### Work required
Return only the lines from the top of the material through the line marked by "var yTicks = [20, 40, 60, 80, 100];", unaltered.

### Data
######

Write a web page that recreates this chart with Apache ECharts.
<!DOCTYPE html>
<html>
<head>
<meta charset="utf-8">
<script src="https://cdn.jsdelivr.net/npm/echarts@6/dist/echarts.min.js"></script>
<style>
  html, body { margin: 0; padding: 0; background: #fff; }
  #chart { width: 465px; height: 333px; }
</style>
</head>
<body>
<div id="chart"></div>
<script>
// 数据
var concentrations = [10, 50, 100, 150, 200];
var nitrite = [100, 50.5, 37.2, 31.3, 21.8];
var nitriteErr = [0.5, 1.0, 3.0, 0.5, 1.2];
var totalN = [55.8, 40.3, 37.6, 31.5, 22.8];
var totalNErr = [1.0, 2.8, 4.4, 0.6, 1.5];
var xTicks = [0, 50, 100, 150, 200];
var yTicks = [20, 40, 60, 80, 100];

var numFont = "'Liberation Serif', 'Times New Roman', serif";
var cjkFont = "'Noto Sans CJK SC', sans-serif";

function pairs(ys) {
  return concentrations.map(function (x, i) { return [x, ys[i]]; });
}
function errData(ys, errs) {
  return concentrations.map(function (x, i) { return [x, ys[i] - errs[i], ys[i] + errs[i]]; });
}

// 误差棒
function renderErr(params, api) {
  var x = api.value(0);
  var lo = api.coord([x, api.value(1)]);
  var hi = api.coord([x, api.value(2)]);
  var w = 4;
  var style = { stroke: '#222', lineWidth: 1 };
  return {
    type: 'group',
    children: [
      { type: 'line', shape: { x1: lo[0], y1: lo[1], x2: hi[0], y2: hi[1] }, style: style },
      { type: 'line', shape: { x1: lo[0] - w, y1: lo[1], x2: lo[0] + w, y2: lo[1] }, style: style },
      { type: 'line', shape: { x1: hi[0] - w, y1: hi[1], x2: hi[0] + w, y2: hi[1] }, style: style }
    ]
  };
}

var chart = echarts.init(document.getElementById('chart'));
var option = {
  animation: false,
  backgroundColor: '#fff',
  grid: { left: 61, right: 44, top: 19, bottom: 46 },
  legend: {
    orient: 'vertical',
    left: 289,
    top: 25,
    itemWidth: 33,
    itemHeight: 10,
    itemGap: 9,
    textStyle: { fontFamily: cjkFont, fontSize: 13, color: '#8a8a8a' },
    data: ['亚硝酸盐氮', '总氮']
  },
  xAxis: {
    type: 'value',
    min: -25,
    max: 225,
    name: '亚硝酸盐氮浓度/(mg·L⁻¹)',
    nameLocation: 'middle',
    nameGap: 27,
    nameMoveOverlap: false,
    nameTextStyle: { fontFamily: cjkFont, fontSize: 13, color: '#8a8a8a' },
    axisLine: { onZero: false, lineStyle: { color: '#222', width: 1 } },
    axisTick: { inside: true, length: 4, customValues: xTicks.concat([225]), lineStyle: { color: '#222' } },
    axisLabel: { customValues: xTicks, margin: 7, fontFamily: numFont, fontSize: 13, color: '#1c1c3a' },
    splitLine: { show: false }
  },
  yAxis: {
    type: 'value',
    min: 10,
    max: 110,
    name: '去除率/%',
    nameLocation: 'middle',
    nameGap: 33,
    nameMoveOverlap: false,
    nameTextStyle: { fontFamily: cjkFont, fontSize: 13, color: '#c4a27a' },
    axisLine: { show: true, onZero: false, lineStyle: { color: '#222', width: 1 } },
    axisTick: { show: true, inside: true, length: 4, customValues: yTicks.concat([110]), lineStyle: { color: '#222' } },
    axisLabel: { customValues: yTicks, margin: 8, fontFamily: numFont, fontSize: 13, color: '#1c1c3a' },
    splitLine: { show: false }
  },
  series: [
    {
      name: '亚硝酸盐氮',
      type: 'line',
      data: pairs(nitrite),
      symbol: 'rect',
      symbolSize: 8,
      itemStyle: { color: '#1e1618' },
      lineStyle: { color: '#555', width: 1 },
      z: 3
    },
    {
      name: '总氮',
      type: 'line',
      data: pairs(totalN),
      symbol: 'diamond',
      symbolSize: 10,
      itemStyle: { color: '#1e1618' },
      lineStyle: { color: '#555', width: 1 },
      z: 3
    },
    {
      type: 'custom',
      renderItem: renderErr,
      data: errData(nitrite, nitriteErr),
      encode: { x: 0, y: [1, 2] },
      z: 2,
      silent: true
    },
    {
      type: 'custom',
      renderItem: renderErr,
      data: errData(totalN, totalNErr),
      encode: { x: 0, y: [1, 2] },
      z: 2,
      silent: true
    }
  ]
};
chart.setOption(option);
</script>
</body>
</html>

######

### Worked solution
Write a web page that recreates this chart with Apache ECharts.
<!DOCTYPE html>
<html>
<head>
<meta charset="utf-8">
<script src="https://cdn.jsdelivr.net/npm/echarts@6/dist/echarts.min.js"></script>
<style>
  html, body { margin: 0; padding: 0; background: #fff; }
  #chart { width: 465px; height: 333px; }
</style>
</head>
<body>
<div id="chart"></div>
<script>
// 数据
var concentrations = [10, 50, 100, 150, 200];
var nitrite = [100, 50.5, 37.2, 31.3, 21.8];
var nitriteErr = [0.5, 1.0, 3.0, 0.5, 1.2];
var totalN = [55.8, 40.3, 37.6, 31.5, 22.8];
var totalNErr = [1.0, 2.8, 4.4, 0.6, 1.5];
var xTicks = [0, 50, 100, 150, 200];
var yTicks = [20, 40, 60, 80, 100];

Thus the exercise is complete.